Kementerian Koordinator Infrastruktur dan Pembangunan Kewilayahan mencatat sekitar 28 juta penduduk Indonesia masih mengalami kesulitan akses air bersih hingga Maret 2025.
Sekretaris Kemenko Infrastruktur, Ayodhia Kalake, mengutip data PBB yang menyebut 2,2 miliar orang di seluruh dunia belum memiliki akses air minum layak pada 2024, sementara 3,5 miliar orang belum mendapatkan sanitasi layak.
"Sekitar 28 juta warga Indonesia masih membutuhkan perhatian khusus setiap hari terkait akses air bersih,” ujar Ayodhia dalam webinar Air untuk Negeri.
Ayodhia juga mencatat bahwa 80 persen pasokan air nasional digunakan untuk sektor pertanian, sementara lebih dari separuh sumber air diperkirakan berpotensi tercemar.
Situasi tersebut menjadi tantangan besar dalam upaya pemerintah memperkuat ketahanan pangan dan mewujudkan visi kemandirian pangan nasional.
Menteri Lingkungan Hidup, Hanif Faisol Nurofiq, pada kesempatan yang sama menyampaikan bahwa kualitas air nasional masih berada pada level 51,78 pada 2024, di bawah target pemerintah.
Ia menyoroti enam dari sepuluh provinsi dengan kualitas air terendah berada di Pulau Jawa — wilayah dengan tingkat aktivitas ekonomi dan populasi paling tinggi.
Beberapa sungai strategis, seperti Citarum, Brantas, Musi, serta Batanghari, bahkan menunjukkan tren penurunan kualitas dalam tiga tahun terakhir.
Hanif juga memaparkan adanya ketimpangan pasokan air antarwilayah.
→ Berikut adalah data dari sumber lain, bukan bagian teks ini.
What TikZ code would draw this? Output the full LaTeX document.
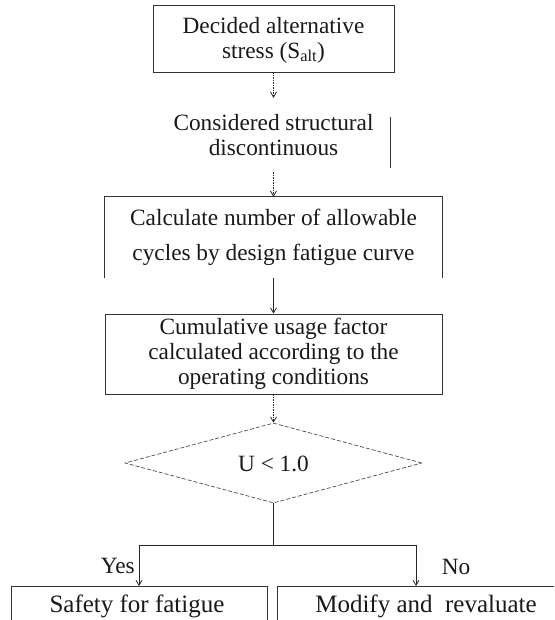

Pulau Jawa memiliki indeks pemanfaatan air hanya 0,27 meskipun kebutuhan air untuk pangan mencapai lebih dari 30 ribu juta meter kubik per tahun.
"Sementara Papua memiliki indeks 1,89, artinya ketersediaan air di sana sangat besar namun belum termanfaatkan optimal,” jelasnya.